ALL THE OTHER REVIEWERS ARE MORONS!!!!!!!!!!!!!!!!!!

This is an amazing book. If you like heavy metal, this book has inside information on all of the important events and the motivations behind them. I have other books on this subject, documentaries, behind the music episodes, music magazines, and there is info in here that you simply cannot find elsewhere, such a description of a fistfight between George Lynch and Don Dokken in a limo. If you like Heavy Metal, YOU WILL LOVE THIS BOOK. I have loaned it to 4 people, and they all loved it. The people who do not like this book simply do not like 80s metal, and they are the fools for buying a book on a genre that they do not enjoy. No one who likes this music would be shallow and pretentious enough to call it "hair metal" when hair had nothing to do with the music. Notice the negative reviews below are from people who use the term. Go figure.
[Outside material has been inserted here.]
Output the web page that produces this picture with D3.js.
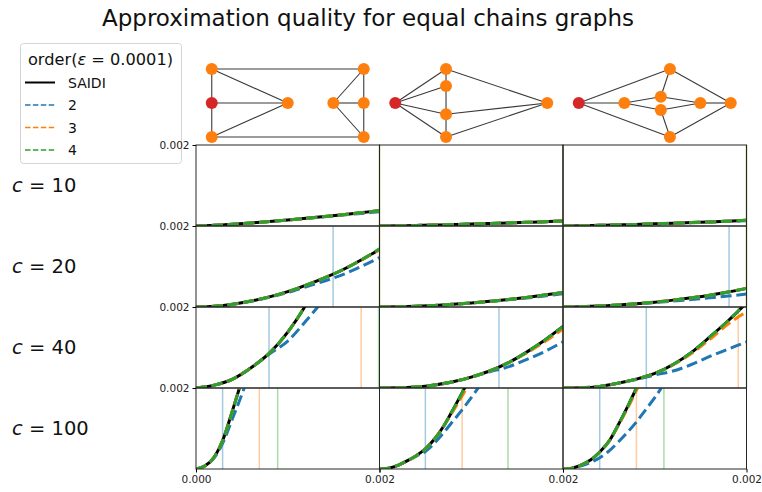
<!DOCTYPE html>
<html>
<head>
<meta charset="utf-8">
<script src="https://cdn.jsdelivr.net/npm/d3@7"></script>
<style>
    body { margin: 0; background: #fff; }
    svg { font-family: "DejaVu Sans", sans-serif; }
</style>
</head>
<body>
<div id="chart"></div>
<script>
// all curve values are in units of 1e-3 (axis labels are formatted back)
const cValues = [10, 20, 40, 100];
const seriesNames = ['SAIDI', '2', '3', '4'];
const seriesColors = ['#000000', '#1f77b4', '#ff7f0e', '#2ca02c'];
const xMax = 2;
const yMax = 2;

// x sample points, one grid per row (c value)
const xGrid = [
    [0, 0.2, 0.4, 0.6, 0.8, 1.0, 1.2, 1.4, 1.6, 1.8, 2.0],
    [0, 0.2, 0.4, 0.6, 0.8, 1.0, 1.2, 1.4, 1.6, 1.8, 2.0],
    [0, 0.2, 0.4, 0.6, 0.8, 1.0, 1.2, 1.4, 1.6, 1.8, 2.0],
    [0, 0.1, 0.2, 0.3, 0.4, 0.5, 0.6, 0.7, 0.8, 0.9, 1.0, 1.1, 1.2]
];

// [row][graph] -> values on xGrid[row]
const saidiY = [
    [[0, 0.016, 0.042, 0.074, 0.11, 0.148, 0.19, 0.234, 0.28, 0.33, 0.38],
     [0, 0.006, 0.014, 0.024, 0.036, 0.05, 0.064, 0.076, 0.09, 0.106, 0.124],
     [0, 0.006, 0.016, 0.028, 0.04, 0.054, 0.068, 0.084, 0.1, 0.12, 0.14]],
    [[0, 0.018, 0.068, 0.146, 0.25, 0.38, 0.54, 0.72, 0.92, 1.16, 1.42],
     [0, 0.006, 0.02, 0.04, 0.066, 0.1, 0.14, 0.184, 0.236, 0.294, 0.36],
     [0, 0.006, 0.022, 0.048, 0.08, 0.12, 0.17, 0.226, 0.29, 0.37, 0.46]],
    [[0, 0.07, 0.22, 0.5, 0.86, 1.38, 2.06, 2.9],
     [0, 0.004, 0.026, 0.076, 0.154, 0.27, 0.42, 0.62, 0.88, 1.18, 1.52],
     [0, 0.006, 0.04, 0.12, 0.22, 0.36, 0.58, 0.88, 1.26, 1.66, 2.1]],
    [[0, 0.08, 0.3, 0.76, 1.46, 2.2, 3.0],
     [0, 0.02, 0.09, 0.2, 0.33, 0.5, 0.74, 1.06, 1.46, 1.88, 2.32],
     [0, 0.02, 0.1, 0.22, 0.42, 0.68, 1.08, 1.52, 2.0, 2.5]]
];
const order2Y = [
    [[0, 0.016, 0.042, 0.074, 0.11, 0.146, 0.185, 0.226, 0.27, 0.31, 0.35],
     [0, 0.006, 0.014, 0.024, 0.036, 0.05, 0.063, 0.075, 0.088, 0.104, 0.12],
     [0, 0.006, 0.016, 0.028, 0.04, 0.053, 0.066, 0.08, 0.098, 0.115, 0.132]],
    [[0, 0.018, 0.066, 0.14, 0.24, 0.36, 0.5, 0.64, 0.8, 1.0, 1.22],
     [0, 0.006, 0.02, 0.04, 0.066, 0.098, 0.136, 0.176, 0.22, 0.274, 0.33],
     [0, 0.006, 0.022, 0.046, 0.076, 0.11, 0.146, 0.184, 0.226, 0.27, 0.32]],
    [[0, 0.07, 0.22, 0.5, 0.84, 1.16, 1.66, 2.2],
     [0, 0.004, 0.026, 0.074, 0.15, 0.262, 0.4, 0.52, 0.7, 0.9, 1.14],
     [0, 0.006, 0.04, 0.118, 0.21, 0.32, 0.42, 0.58, 0.78, 0.96, 1.14]],
    [[0, 0.08, 0.28, 0.68, 1.26, 1.84, 2.5],
     [0, 0.02, 0.09, 0.2, 0.32, 0.43, 0.64, 0.9, 1.18, 1.46, 1.76, 2.08],
     [0, 0.02, 0.08, 0.16, 0.28, 0.44, 0.66, 0.9, 1.16, 1.46, 1.76, 2.1]]
];
const order3Y = [
    [[0, 0.016, 0.042, 0.074, 0.11, 0.148, 0.19, 0.234, 0.28, 0.33, 0.38],
     [0, 0.006, 0.014, 0.024, 0.036, 0.05, 0.064, 0.076, 0.09, 0.106, 0.124],
     [0, 0.006, 0.016, 0.028, 0.04, 0.054, 0.068, 0.084, 0.1, 0.12, 0.14]],
    [[0, 0.018, 0.068, 0.146, 0.25, 0.38, 0.54, 0.72, 0.92, 1.16, 1.42],
     [0, 0.006, 0.02, 0.04, 0.066, 0.1, 0.14, 0.184, 0.236, 0.294, 0.36],
     [0, 0.006, 0.022, 0.048, 0.08, 0.12, 0.17, 0.226, 0.29, 0.37, 0.46]],
    [[0, 0.07, 0.22, 0.5, 0.86, 1.38, 2.06, 2.9],
     [0, 0.004, 0.026, 0.076, 0.154, 0.27, 0.42, 0.62, 0.86, 1.14, 1.46],
     [0, 0.006, 0.04, 0.12, 0.22, 0.36, 0.57, 0.85, 1.2, 1.58, 1.88]],
    [[0, 0.08, 0.3, 0.76, 1.46, 2.2, 3.0],
     [0, 0.02, 0.09, 0.2, 0.33, 0.5, 0.74, 1.06, 1.42, 1.8, 2.2],
     [0, 0.02, 0.1, 0.22, 0.42, 0.68, 1.06, 1.48, 1.94, 2.4]]
];
const order4Y = [
    [[0, 0.016, 0.042, 0.074, 0.11, 0.148, 0.19, 0.234, 0.28, 0.33, 0.38],
     [0, 0.006, 0.014, 0.024, 0.036, 0.05, 0.064, 0.076, 0.09, 0.106, 0.124],
     [0, 0.006, 0.016, 0.028, 0.04, 0.054, 0.068, 0.084, 0.1, 0.12, 0.14]],
    [[0, 0.018, 0.068, 0.146, 0.25, 0.38, 0.54, 0.72, 0.92, 1.16, 1.44],
     [0, 0.006, 0.02, 0.04, 0.066, 0.1, 0.14, 0.184, 0.236, 0.294, 0.36],
     [0, 0.006, 0.022, 0.048, 0.08, 0.12, 0.17, 0.226, 0.29, 0.37, 0.46]],
    [[0, 0.07, 0.22, 0.5, 0.86, 1.38, 2.06, 2.9],
     [0, 0.004, 0.026, 0.076, 0.154, 0.27, 0.42, 0.62, 0.88, 1.18, 1.52],
     [0, 0.006, 0.04, 0.12, 0.22, 0.36, 0.58, 0.88, 1.26, 1.66, 2.1]],
    [[0, 0.08, 0.3, 0.76, 1.46, 2.2, 3.0],
     [0, 0.02, 0.09, 0.2, 0.33, 0.5, 0.74, 1.06, 1.46, 1.88, 2.32],
     [0, 0.02, 0.1, 0.22, 0.42, 0.68, 1.08, 1.52, 2.0, 2.5]]
];

// x where each order reaches epsilon, [row][graph] (null = not reached in range)
const cutoff2 = [[null, null, null], [1.494, null, 1.81], [0.796, 1.302, 0.908], [0.29, 0.5, 0.4]];
const cutoff3 = [[2, 2, 2], [2, 2, 2], [1.8, 2, 1.91], [0.69, 0.9, 0.8]];
const cutoff4 = [[2, 2, 2], [2, 2, 2], [1.99, 2, 2], [0.89, 1.4, 1.1]];

// the three equal chains graphs (layout coords: x 0..1, y -1..1, 1 = root node)
const graphNodes = [
    [[0, 1, 0], [0, 0, 1], [0, -1, 0], [0.5, 0, 0], [0.8, 0, 0], [1, 1, 0], [1, 0, 0], [1, -1, 0]],
    [[0, 0, 1], [0.334, 1, 0], [0.334, 0.5, 0], [0.334, -0.33, 0], [0.334, -1, 0], [1, 0, 0]],
    [[0, 0, 1], [0.30, 0, 0], [0.54, 0.185, 0], [0.54, -0.205, 0], [0.80, 0, 0], [1, 0, 0], [0.6, 1, 0], [0.6, -1, 0]]
];
const graphEdges = [
    [[0, 5], [2, 7], [0, 1], [1, 2], [0, 3], [1, 3], [2, 3], [4, 5], [4, 6], [4, 7], [5, 6], [6, 7]],
    [[0, 1], [0, 2], [0, 3], [0, 4], [1, 2], [2, 3], [3, 4], [1, 5], [3, 5], [4, 5]],
    [[0, 6], [0, 7], [0, 1], [1, 2], [1, 3], [2, 4], [3, 4], [4, 5], [6, 2], [6, 5], [7, 3], [7, 5]]
];

class ChainsChart {

    constructor(){
        this.width = 762;
        this.height = 492;
        this.svg = d3.select('#chart').append('svg')
            .attr('width', this.width)
            .attr('height', this.height)

        // grid of panels: columns = graphs, rows = c values
        this.colX = d3.scaleLinear().domain([0, 3]).range([196, 746.5]);
        this.rowY = d3.scaleLinear().domain([0, 4]).range([145, 469]);
        this.pw = this.colX(1) - this.colX(0);
        this.ph = this.rowY(1) - this.rowY(0);
    }

    drawTitle(){
        this.svg.append('text')
            .attr('x', 368).attr('y', 26)
            .attr('text-anchor', 'middle')
            .style('font-size', '23px')
            .attr('fill', '#111')
            .text('Approximation quality for equal chains graphs')
    }

    drawLegend(){
        let lg = this.svg.append('g').attr('id', 'legend')
        lg.append('rect')
            .attr('x', 20.5).attr('y', 43.5).attr('width', 161).attr('height', 120)
            .attr('rx', 3)
            .attr('fill', 'white').attr('fill-opacity', 0.8)
            .attr('stroke', '#d5d5d5')
        let title = lg.append('text').attr('x', 100.5).attr('y', 64.5)
            .attr('text-anchor', 'middle').style('font-size', '16.2px').attr('fill', '#111')
        title.append('tspan').text('order(')
        title.append('tspan').style('font-style', 'italic').text('ε')
        title.append('tspan').text(' = 0.0001)')

        let rowPos = d3.scaleLinear().domain([0, 3]).range([82.5, 150])
        seriesNames.forEach((name, i) => {
            let y = rowPos(i)
            lg.append('line')
                .attr('x1', 25).attr('x2', 55).attr('y1', y).attr('y2', y)
                .attr('stroke', seriesColors[i])
                .attr('stroke-width', i == 0 ? 2 : 1.5)
                .attr('stroke-dasharray', i == 0 ? null : '5.5,2.4')
            lg.append('text')
                .attr('x', 68).attr('y', y + 5)
                .style('font-size', '14px').attr('fill', '#111')
                .text(name)
        })
    }

    drawGraphs(){
        let gy = d3.scaleLinear().domain([-1, 1]).range([137, 69])
        graphNodes.forEach((nodes, gi) => {
            let cx = (this.colX(gi) + this.colX(gi + 1)) / 2
            let gx = d3.scaleLinear().domain([0, 1]).range([cx - 76, cx + 76])
            let g = this.svg.append('g').attr('class', 'graph')
            g.selectAll('line').data(graphEdges[gi]).enter().append('line')
                .attr('x1', d => gx(nodes[d[0]][0])).attr('y1', d => gy(nodes[d[0]][1]))
                .attr('x2', d => gx(nodes[d[1]][0])).attr('y2', d => gy(nodes[d[1]][1]))
                .attr('stroke', '#3a3a3a').attr('stroke-width', 1.1)
            g.selectAll('circle').data(nodes).enter().append('circle')
                .attr('cx', d => gx(d[0])).attr('cy', d => gy(d[1]))
                .attr('r', 6)
                .attr('fill', d => d[2] ? '#d62728' : '#ff7f0e')
        })
    }

    drawPanel(r, c){
        let x0 = this.colX(c), y0 = this.rowY(r)
        let g = this.svg.append('g').attr('transform', 'translate(' + x0 + ',' + y0 + ')')
        let clipId = 'clip_' + r + '_' + c
        g.append('clipPath').attr('id', clipId).append('rect')
            .attr('width', this.pw).attr('height', this.ph)

        let xScale = d3.scaleLinear().domain([0, xMax]).range([0, this.pw])
        let yScale = d3.scaleLinear().domain([0, yMax]).range([this.ph, 0])

        // vertical lines where each order is good enough
        let cuts = [cutoff2[r][c], cutoff3[r][c], cutoff4[r][c]]
        cuts.forEach((v, i) => {
            if (v == null) return
            g.append('line')
                .attr('x1', xScale(v)).attr('x2', xScale(v))
                .attr('y1', 0).attr('y2', this.ph)
                .attr('stroke', seriesColors[i + 1])
                .attr('stroke-opacity', 0.4)
                .attr('stroke-width', 1.5)
        })

        let line = d3.line()
            .x(d => xScale(d[0]))
            .y(d => yScale(d[1]))
            .curve(d3.curveMonotoneX)
        let allSeries = [saidiY, order2Y, order3Y, order4Y]
        let curves = g.append('g').attr('clip-path', 'url(#' + clipId + ')')
        allSeries.forEach((s, i) => {
            let pts = s[r][c].map((v, k) => [xGrid[r][k], v])
            curves.append('path')
                .datum(pts)
                .attr('d', line)
                .attr('fill', 'none')
                .attr('stroke', seriesColors[i])
                .attr('stroke-width', 3)
                .attr('stroke-dasharray', i == 0 ? null : '11,4.8')
        })

        g.append('rect')
            .attr('width', this.pw).attr('height', this.ph)
            .attr('fill', 'none').attr('stroke', '#262626').attr('stroke-width', 1)

        let fmt = d => (d / 1000).toFixed(3)
        if (c == 0){
            let yAxis = g.append('g').call(d3.axisLeft(yScale).tickValues([yMax]).tickSize(3.5).tickPadding(3).tickFormat(fmt))
            yAxis.select('.domain').remove()
            yAxis.selectAll('text').style('font-size', '10.5px').attr('fill', '#222').attr('font-family', 'DejaVu Sans')
        }
        if (r == cValues.length - 1){
            let xAxis = g.append('g').attr('transform', 'translate(0,' + this.ph + ')')
                .call(d3.axisBottom(xScale).tickValues([0, xMax]).tickSize(3.5).tickPadding(3)
                    .tickFormat(d => (d == 0 && c > 0) ? '' : fmt(d)))
            xAxis.select('.domain').remove()
            xAxis.selectAll('text').style('font-size', '10.5px').attr('fill', '#222').attr('font-family', 'DejaVu Sans')
        }
    }

    drawRowLabels(){
        cValues.forEach((cv, r) => {
            let t = this.svg.append('text')
                .attr('x', 12)
                .attr('y', (this.rowY(r) + this.rowY(r + 1)) / 2 + 6.5)
                .style('font-size', '19.5px').attr('fill', '#111')
            t.append('tspan').style('font-style', 'italic').text('c')
            t.append('tspan').text(' = ' + cv)
        })
    }

    draw(){
        this.drawTitle()
        this.drawLegend()
        this.drawGraphs()
        for (let r = 0; r < cValues.length; r++){
            for (let c = 0; c < 3; c++){
                this.drawPanel(r, c)
            }
        }
        this.drawRowLabels()
    }
}

let chart = new ChainsChart();
chart.draw();
</script>
</body>
</html>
A Must Read For Metal Fans!

A must read for metal fans! A very funny and knowledgeable book about the most famous bands of metal and heavy metal itself. It features bands such as Black Sabbath, Led Zeppelin, Deep Purple, Alice Cooper, KISS, Van Halen, Ozzy Osbourne, Def Leppard, Iron Maiden, Judas Priest, Metallica, Dokken, Ratt, Motley Crue, Bon Jovi, Exodus, Skid Row, Warrant, Winger and More! As well it talks about Knac, MTV, the NWOBHM and the beginning of heavy metal and fall during the Grunge era.

Entertaining and Provocative

Konow's exploration of the rise and fall of the heavy metal scene is a rich social and cultural exploration that reads like an oral history, which, in many respects, is exactly what the book is, given the voluminous musicians and social observers that Konow had access to in preparing his opus. It's fascinating to see how metal became, in the 80s, a parody of itself with the emergence of the "hair bands". And, as if that wasn't enough to ensure the demise of the metal sound,the Seattle grunge musicians were lurking in the background, about to unleash their own musical revolution with a little help from MTV. A swift read that should appeal to any reader with an interest in the pop culture of the 1980s.

From Kirkus Reviews, October 1, 2002

Appealing history of the genre that offended critics, moved millions of units, and thrilled adolescents of all ages. Konow's debut follows a straightforward thesis: heavy metal maintained enormous and under-acknowledged worldwide popularity from the 1970s through approximately 1992, when many factors, particularly the Seattle "alternative" explosion, consigned most bands to the cut-out bin. He identifies metal's crucial elements-multi-guitar power chords, energized vocals, rebellious occult trappings, elaborate stage productions-and traces their almost accidental coalescence during the `70's as pioneers like Led Zeppelin, Alice Cooper, KISS, and Queen toured constantly. By the decade's end, economic malaise compelled a young generation to hurry into bands, resulting in the New Wave of British Heavy Metal: Iron Maiden, Def Leppard, and Judas Priest. In turn, these groups inspired an explosion in American "underground metal," most prominently Metallica, while pop-metal acts like Bon Jovi and the infinitely sleazier (hence authentic-seeming) Guns N' Roses dominated record sales in the late `80s. A fan first and critic second, Konow discusses the laughable (W.A.S.P., Motley Crue, Poison) and the venerable (Black Sabbath, Motorhead, Slayer, AC/DC) with the same lucid enthusiasm. He attributes metal's commercial dominance to grassroots fan loyalty, MTV's marketing savvy, and major labels' deep pockets, which enabled the profligate "hair bands" to consume huge sums while recording and touring. The ludicrous side of metal, immortalized in the seminal "mockumentary" This Is Spinal Tap, emerges in numerous hilarious anecdotes concerning the awesome egotism of figures like Axl Rose or David Lee Roth and the myopia of bands like Dokken or Quiet Riot, which expected to remain popular forever. Konow's discussion of metal's commercial decline offers shrewd analysis of cultural shifts: MTV and major labels happily dropped the metal bands once profitablility waned, while embittered musicians blamed fair-weather fans and alternative rock "nerds" rather than examining their own sordid histories (herein documented) of misogyny, thuggishness, substance abuse, and uninspired recordings. Even non-headbangers may enjoy this engaging account of an improbable musical watershed.